Mazen Hesham

Personal information
- Nickname: Black Falcon
- Born: 29 March 1994 (age 32) Cairo, Egypt
- Years active: 6
- Height: 1.75 m (5 ft 9 in)
- Weight: 65 kg (143 lb)

Sport
- Country: Egyptian
- Handedness: Right Handed
- Turned pro: 2011
- Coached by: Omar Abdel Aziz
- Retired: Active
- Racquet used: Eye V Lite 124

Men's singles
- Highest ranking: No. 5 (May 2024)
- Current ranking: No. 19 (14 July 2025)
- Title: 7
- Tour final: 9
- World Open: R1 (2015)
- PSA Profile

Medal record
Men's squash
Representing Egypt
World Team Championships
| Gold medal – first place | 2023 Tauranga | Team |
| Gold medal – first place | 2024 Hong Kong | Team |
British Open
| Bronze medal – third place | 2022 Hull | Singles |
| Bronze medal – third place | 2023 Birmingham | Singles |

= Mazen Hesham =

Egyptian squash player

Mazen Hesham Al Sabry (مَازِن هِشَام الصَّبْرِيّ; born 29 March 1994 in Cairo) is a professional squash player who represents Egypt. He is a two-times world team champion and reached a career-high world ranking of World No. 5 in May 2024.

== Career ==
Hesham first became prominent in 2012, when he secured third place in the WSF junior championships in Doha. Following this result, he joined the PSA world tour. Hesham secured his first PSA world tour title in March of the same year in the NSC scram series in Kuala Lumpur, Malaysia. He went on to help the Egyptian junior national team win the world title at the World Junior Team Squash Championships in July 2012. He helped the junior national team defend their crown against the second seed Pakistan.

Hesham went on to win his second PSA title in Hong Kong at the Crocodile Challenge Cup in August 2012. He upset the number one seed and defending champion Max Lee in the final 11–13, 6–11, 11–9, 11–4, 11–3. Hesham opened his second year as a part of the PSA world tour by winning the U-23 nationals for Egypt. He was crowned the best U-23 player in Egypt to start off 2013.

Hesham kept his momentum going to win his 3rd PSA world tour title in the West of Ireland Open in March 2013. He beat Steve Finitsis of Australia in four sets, in 56 minutes. Mazen had completed three World Tour titles and was now rising in the world rankings. During the year, he managed to take two more PSA world tour titles. The first was in May, when he managed to take the CCI international open in India. The second title was at the inaugural Maharashtra state PSA open. Mazen was the fourth seed, on his way to his 5th PSA title. He won this title with a win over compatriot Zahed Mohamed 11–5, 3–11, 11–7, 4–11, 11–8.
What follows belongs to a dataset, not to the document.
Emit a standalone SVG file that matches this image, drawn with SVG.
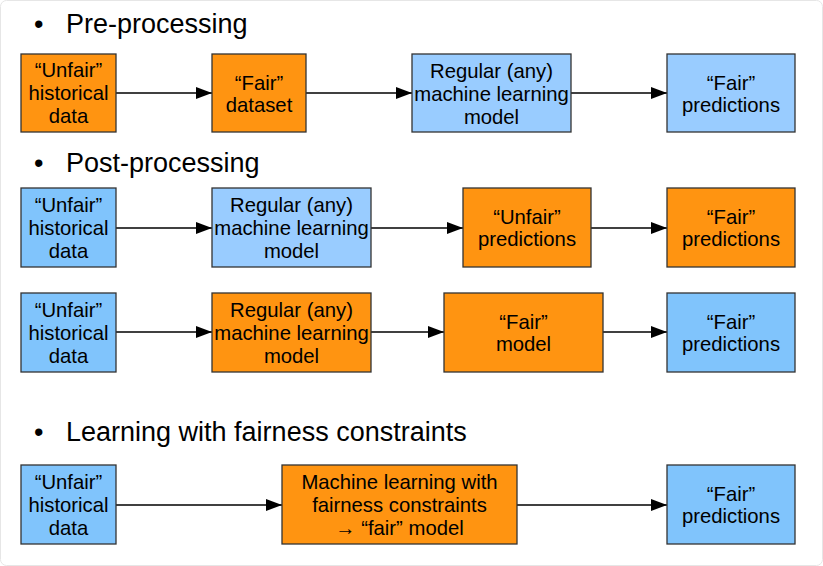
<svg xmlns="http://www.w3.org/2000/svg" width="823" height="566" viewBox="0 0 823 566">
<style>
.o{fill:#FF9411;stroke:#333;stroke-width:1.3}
.b{fill:#80C4FC;stroke:#333;stroke-width:1.3}
.l{fill:#99CCFF;stroke:#333;stroke-width:1.3}
text{font-family:"Liberation Sans",Arial,sans-serif;fill:#000}
.t{font-size:20.3px;text-anchor:middle}
.h{font-size:27px}
.c line{stroke:#000;stroke-width:1.5;marker-end:url(#ah)}
</style>
<defs>
<marker id="ah" markerWidth="16" markerHeight="12" refX="16" refY="6" orient="auto" markerUnits="userSpaceOnUse">
<path d="M0,0 L16,6 L0,12 Z" fill="#000"/>
</marker>
</defs>
<rect x="0.5" y="0.5" width="822" height="565" rx="6" fill="#fff" stroke="#e6e6e6"/>
<g id="headings">
<text class="h" x="34" y="33">•</text><text class="h" x="66" y="33">Pre-processing</text>
<text class="h" x="34" y="172">•</text><text class="h" x="66" y="172">Post-processing</text>
<text class="h" x="34" y="441">•</text><text class="h" x="66" y="441">Learning with fairness constraints</text>
</g>
<g class="c" id="connectors">
<line x1="116" y1="93" x2="212" y2="93"/>
<line x1="306" y1="93" x2="412" y2="93"/>
<line x1="571" y1="93" x2="667" y2="93"/>
<line x1="116" y1="228" x2="212" y2="228"/>
<line x1="371" y1="228" x2="463" y2="228"/>
<line x1="591" y1="228" x2="667" y2="228"/>
<line x1="116" y1="332" x2="212" y2="332"/>
<line x1="371" y1="332" x2="444" y2="332"/>
<line x1="603" y1="332" x2="667" y2="332"/>
<line x1="116" y1="505" x2="282" y2="505"/>
<line x1="517" y1="505" x2="667" y2="505"/>
</g>
<g id="r1a"><rect class="o" x="21" y="54" width="95" height="78"/><text class="t" x="68.5" y="77">“Unfair”</text><text class="t" x="68.5" y="100">historical</text><text class="t" x="68.5" y="122.5">data</text></g>
<g id="r1b"><rect class="o" x="212" y="54" width="94" height="78"/><text class="t" x="259" y="90">“Fair”</text><text class="t" x="259" y="112">dataset</text></g>
<g id="r1c"><rect class="l" x="412" y="54" width="159" height="78"/><text class="t" x="491.5" y="78">Regular (any)</text><text class="t" x="491.5" y="101">machine learning</text><text class="t" x="491.5" y="123.5">model</text></g>
<g id="r1d"><rect class="l" x="667" y="54" width="128" height="78"/><text class="t" x="731" y="90">“Fair”</text><text class="t" x="731" y="112">predictions</text></g>

<g id="r2a"><rect class="b" x="21" y="188" width="95" height="79"/><text class="t" x="68.5" y="212">“Unfair”</text><text class="t" x="68.5" y="235">historical</text><text class="t" x="68.5" y="257.5">data</text></g>
<g id="r2b"><rect class="l" x="212" y="188" width="159" height="79"/><text class="t" x="291.5" y="212">Regular (any)</text><text class="t" x="291.5" y="235">machine learning</text><text class="t" x="291.5" y="257.5">model</text></g>
<g id="r2c"><rect class="o" x="463" y="188" width="128" height="79"/><text class="t" x="527" y="224">“Unfair”</text><text class="t" x="527" y="246">predictions</text></g>
<g id="r2d"><rect class="o" x="667" y="188" width="128" height="79"/><text class="t" x="731" y="224">“Fair”</text><text class="t" x="731" y="246">predictions</text></g>

<g id="r3a"><rect class="b" x="21" y="293" width="95" height="79"/><text class="t" x="68.5" y="317">“Unfair”</text><text class="t" x="68.5" y="340">historical</text><text class="t" x="68.5" y="362.5">data</text></g>
<g id="r3b"><rect class="o" x="212" y="293" width="159" height="79"/><text class="t" x="291.5" y="317">Regular (any)</text><text class="t" x="291.5" y="340">machine learning</text><text class="t" x="291.5" y="362.5">model</text></g>
<g id="r3c"><rect class="o" x="444" y="293" width="159" height="79"/><text class="t" x="523.5" y="329">“Fair”</text><text class="t" x="523.5" y="351">model</text></g>
<g id="r3d"><rect class="b" x="667" y="293" width="128" height="79"/><text class="t" x="731" y="329">“Fair”</text><text class="t" x="731" y="351">predictions</text></g>

<g id="r4a"><rect class="b" x="21" y="465" width="95" height="79"/><text class="t" x="68.5" y="489">“Unfair”</text><text class="t" x="68.5" y="512">historical</text><text class="t" x="68.5" y="534.5">data</text></g>
<g id="r4b"><rect class="o" x="282" y="465" width="235" height="79"/><text class="t" x="399.5" y="489">Machine learning with</text><text class="t" x="399.5" y="512">fairness constraints</text><text class="t" x="399.5" y="534.5">→ “fair” model</text></g>
<g id="r4c"><rect class="b" x="667" y="465" width="128" height="79"/><text class="t" x="731" y="501">“Fair”</text><text class="t" x="731" y="523">predictions</text></g>
</svg>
In April 2014, he won his sixth PSA title in Houston, defeating Stephen Coppinger of South Africa 3–1. This victory thrust Hesham into the top-30 in the world rankings for the first time in his career. In April 2015, Hesham returned to defend his title in Houston and once again beat Coppinger (in the semi-finals) before going on to defeat Adrian Grant of England in the final. In the same month, Hesham won the “shot of the month” and then won another shot of the month award in the Delaware Investments U.S. Open 2015 in October.

Hesham's first semi final appearance in a PSA World Series event was in the Qatar Classic 2015. He reached the semi-final after beating Ali Farag but then lost out to World #2 Grégory Gaultier. This victory pushed Hesham to his highest recorded world ranking of 13. Hesham then got injured in the World Championships against Ramy Ashour, which kept him out of squash for five weeks.

Hesham was the 10th seed for the 2022 PSA Men's World Squash Championship, where he reached the third round. He ended 2022 with a career high ranking at the time of world number 8. Also in 2022, he reached the semi-final of the British Open Squash Championships for the first time and repeated the success the following year during the 2023 Men's British Open Squash Championship.

In May 2023, he reached the quarter final of the 2023 PSA Men's World Squash Championship, where he lost to number 1 seed Mostafa Asal. In December 2023, he was part of the Egyptian team that secured the gold medal at the 2023 Men's World Team Squash Championships in New Zealand. The following year in 2024, he again reached the quarter final of the 2024 PSA Men's World Squash Championship and later in December won a second world team title at the 2024 Men's World Team Squash Championships in Hong Kong.